A candlestick chart is a widely used method in technical analysis to interpret price movements and trends in financial markets.
Among the various candlestick patterns, the “Hammer Candlestick” stands out as one of the most significant indicators that can predict potential trends.
This pattern is popular among traders, especially in the crypto market due to its ability to provide valuable insights into market dynamics.
What is Hammer Candlestick Pattern?
The Hammer Candlestick pattern occurs when an asset such as crypto or stocks is traded at a price lower than its opening price, creating a candlestick with a lower shadow (wick) and a larger body.
This pattern resembles a hammer, hence the name. The body of the candlestick represents the difference between the opening and closing prices, while the shadow indicates the highest and lowest prices reached during a specific time period.

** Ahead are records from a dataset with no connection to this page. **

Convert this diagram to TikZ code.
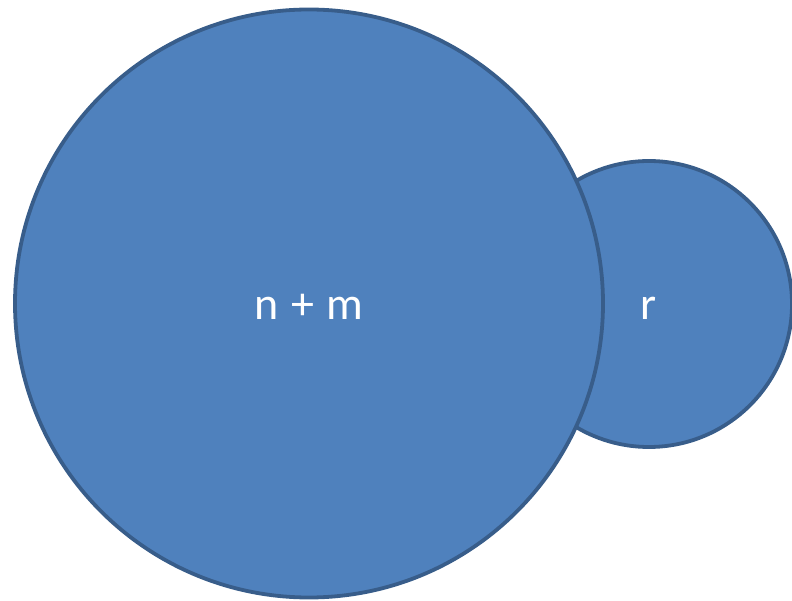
\documentclass[tikz,border=0pt]{standalone}
\usepackage{fontspec}
\setmainfont{Carlito}
\usetikzlibrary{positioning}
\definecolor{setfill}{HTML}{4F81BD}
\definecolor{setline}{HTML}{385D8A}
\newcommand{\setlabelfont}{\fontsize{46}{50}\selectfont\spaceskip=0.27em\relax}
\newcommand{\setlabel}[1]{\raisebox{-16pt}[0pt][0pt]{#1}}

\begin{document}
\begin{tikzpicture}[x=1pt,y=1pt,
      set/.style={circle,draw=setline,fill=setfill,line width=3.8pt,inner sep=0pt,text=white,
        font=\setlabelfont}]
    \useasboundingbox (0,0) rectangle (792,600);
    \node[set,minimum size=286pt] (r)  at (649,296) {\setlabel{r}};
    \node[set,minimum size=588pt] (nm) at (309,296.5) {\setlabel{n + m}};
  \end{tikzpicture}
\end{document}
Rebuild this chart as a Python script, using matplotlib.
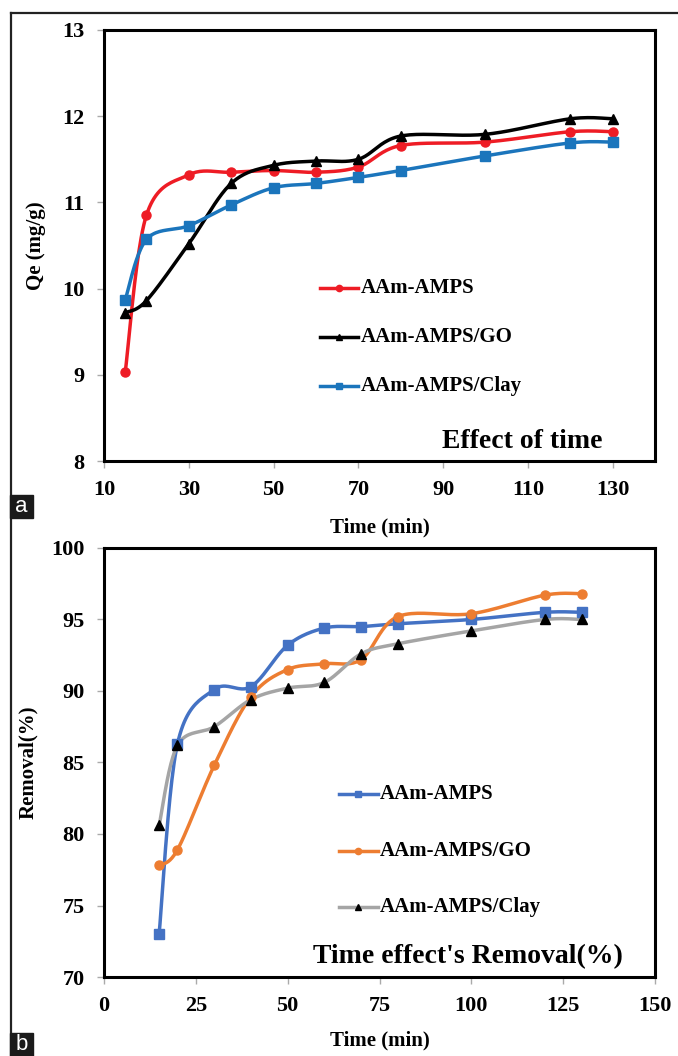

Financial experts often highlight the Hammer pattern as a bullish signal in traditional or crypto trading markets. Interestingly, this pattern tends to emerge during bearish trends, making it a potential indicator of an upcoming reversal.
However, it’s important to note that the Hammer Candlestick is usually not used in isolation but rather in combination with other technical analysis tools and indicators.
How the Hammer Candlestick Works?
The formation of a Hammer Candlestick suggests that after a decline in an asset’s price, the market is attempting to establish a bottom. This is indicated by the long lower shadow of the candlestick.
The subsequent price action shows an effort to drive prices upward, potentially indicating a reversal in the trend. This movement typically occurs within a single period, where the price initially drops after the opening but then closes near the opening price.
Confirmation of the Hammer pattern occurs when the candlestick’s body confirms the hammer shape and closes above the opening price. This suggests strong buying momentum and is often considered a signal for traders to enter long positions or exit short positions.
Some trading experts advise placing a stop-loss mechanism just below the hammer’s lower shadow to manage risk effectively. It’s important to mention that the Hammer Candlestick is usually used in conjunction with price analysis, trend analysis, and technical indicators.
This pattern can appear across various timeframes, from one-minute charts to daily or even weekly charts.
Hammer Pattern Application On Crypto Trading
Let’s illustrate the application of the Hammer Candlestick pattern with an example using Ethereum. Despite the volatile nature of the crypto market, the Hammer Pattern can still be effective, especially for crypto trading.
Suppose we observe a downward trend in the value of Ethereum. If the candlestick’s wick is significantly longer than its body, it indicates a potential price reversal and upward movement.
To confirm the appearance of the pattern, traders should watch for subsequent candlestick formations. If a candlestick’s body is considerably longer, it suggests that the asset is being valued much higher than the hammer’s closing price.
In the image below, we can observe the Ethereum candlestick chart on a daily timeframe, where the price is moving lower and undergoing a downtrend, breaking below the short-term support level at the value of $1800.00.
However, after some time, following the establishment of a new bottom point in price, this indicates the first signs of incoming bullish pressure, although it remains uncertain in determining the market. Subsequently, a bearish phenomenon attempts to push the price down but fails, resulting in a bullish hammer pattern for closure.
In the image above, we also can identify an optimal entry point. The strategy involves placing a buy-stop order above the high of the hammer candlestick, coupled with a stop-loss positioned below the shadow.
The trade concluded with a risk-reward ratio of 1:3.57, right after a bearish indication emerged at the resistance level. This signifies that you can take profits or place a new buy order for the upcoming trend.
Hammer Candlestick Pattern Pros and Cons
Like any technical tool, the Hammer Candlestick pattern has its advantages and limitations. It’s not a guaranteed profit strategy, but it can enhance risk management and profit potential, especially when it’s used in traditional or crypto trading.
- The pattern can be applied to various markets, including forex, stocks, and crypto.
- The Hammer pattern provides comprehensive insights into price movements, support and resistance levels, and trends.
- It indicates both trend continuation and potential reversals, with higher reliability after a prolonged bearish trend.
- Hammer patterns can also help traders identify and predict trend reversals effectively.
- The Hammer Candlestick can produce false signals, especially when used in isolation.
- Additional data and indicators are often needed for accurate analysis in complex situations.
- To use this pattern in traditional or crypto trading, traders need to consider these external factors to ensure that the pattern’s signals align with the current market conditions.
When using the Hammer Candlestick as an indicator, traders should be aware of its limitations and the need for confirmation.
The pattern doesn’t guarantee continuous upward movement, and the elongated lower shadow can lead to prolonged price fluctuations. This may not be the best time to buy an asset, as a distant stop-loss could lead to increased risks.
In conclusion, the Hammer Candlestick is a powerful tool for traders seeking to predict potential market reversals. Its distinct shape and interpretation make it a valuable addition to any trader’s toolkit.
When combined with other technical analysis methods and used in the appropriate context, the Hammer pattern can contribute to better decision-making and improved trading outcomes.